496 A | H-MAJOR CONF-HONORS (Major Conference for Honors) | Lockwood | MW 1:30-3:20 | 13299 |
This class is organized around the writing of an honors thesis of 20-30 pages on a topic of your choice. You can revise and develop a paper from a previous honors seminar or other class, or undertake an altogether new subject. The result as called for by the Honors Program requirement should be a research-based work of critical analysis, but the relative weight of research and analysis will vary depending on the topic. The class will work together on drafts and peer reviews, and I will meet with you individually as your project develops.
496 B | H-MAJOR CONF-HONORS (Major Conference for Honors) | George | TTh 1:30-3:20 | 13300 |
Conference focus is your successful completion of a research-based critical essay, one that meets a level of graduate-level sophistication in English-related disciplines. Given that aim, seminar sessions will focus interactively on various matters and standards of professional essay production and revision. Latter course sessions will include practice in delivering the professional essay in person within a simulated scholarly conference-style setting. As with all 494 Honors courses this year, our 496 sessions will be held in the English Computer-Integrated-Courses (CIC) Program’s suite of wired seminar/lab classrooms, allowing for efficient and collaborative file sharing, in-person and online peer revision and discussion, scholarly database access, and multimedia projection. All will enhance your potential to build community in scholarly enterprise while improving reading and listening audience engagement, necessary steps in the academic publication process.
Course Text: MLA Handbook for Writers of Research Papers, 7th edition
[Note: please purchase this new edition so as to insure personal access to the accompanying Web site: www.mlahandbook.org]
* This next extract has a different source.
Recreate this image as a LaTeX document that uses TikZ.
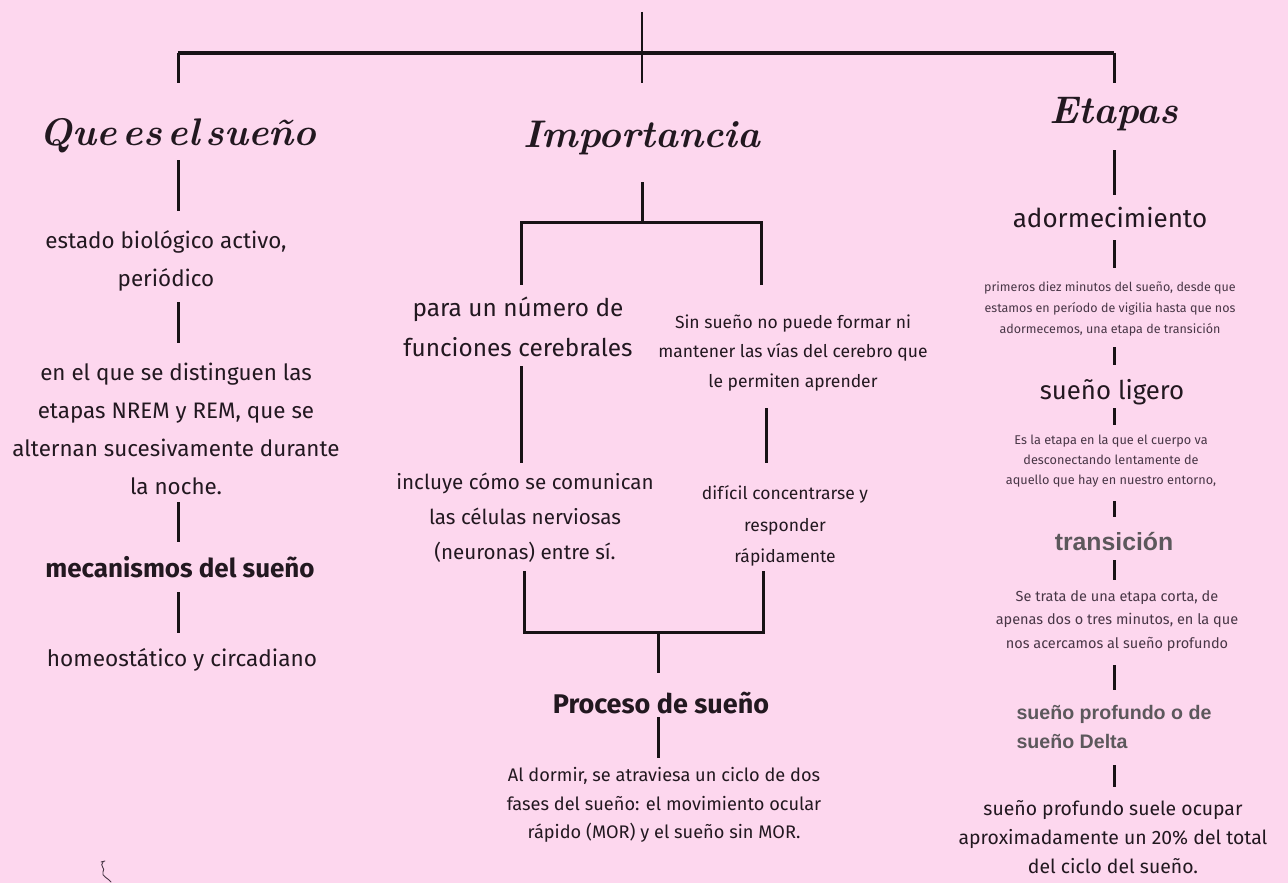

498 A | SENIOR SEMINAR (Narratives of African Crisis: Child Soldiers) | Chude-Sokei | MW 2:30-4:20 | 13302 |
As a product of the last two decades of political instability, radical cultural change and a rush of out-migration on the African continent, an unprecedented number of books have captured the imagination of international readers. These books have attempted in various ways to capture the complexity and pathos of civil wars, genocide, revolutions and individual attempts to survive not a world of formal colonial domination but a world terrorized by violent notions of freedom and the trauma’s of political “independence.” The most harrowing and often best-selling of these are written by or about “child soldiers;” these have become indeed so popular and influential on global politics, policy and patterns of immigration that it is necessary to think of them as a distinct genre. In this class we will read from a selection of these texts. We will explore their broader political and historical contexts but also explore the ways that they fall within certain conventions of narrative; this of course will require we engage with the increasing problem of “authenticity,” since quite a few have been criticized for their exaggeration in the face of admittedly unimaginable trauma. Authors to include, Ishmael Beah, Uzodinma Iweala, Emmanuel Jal, Grace Akallo, Emmanuel Dongala, Chris Abani and Delia Jarrett-Macaulay.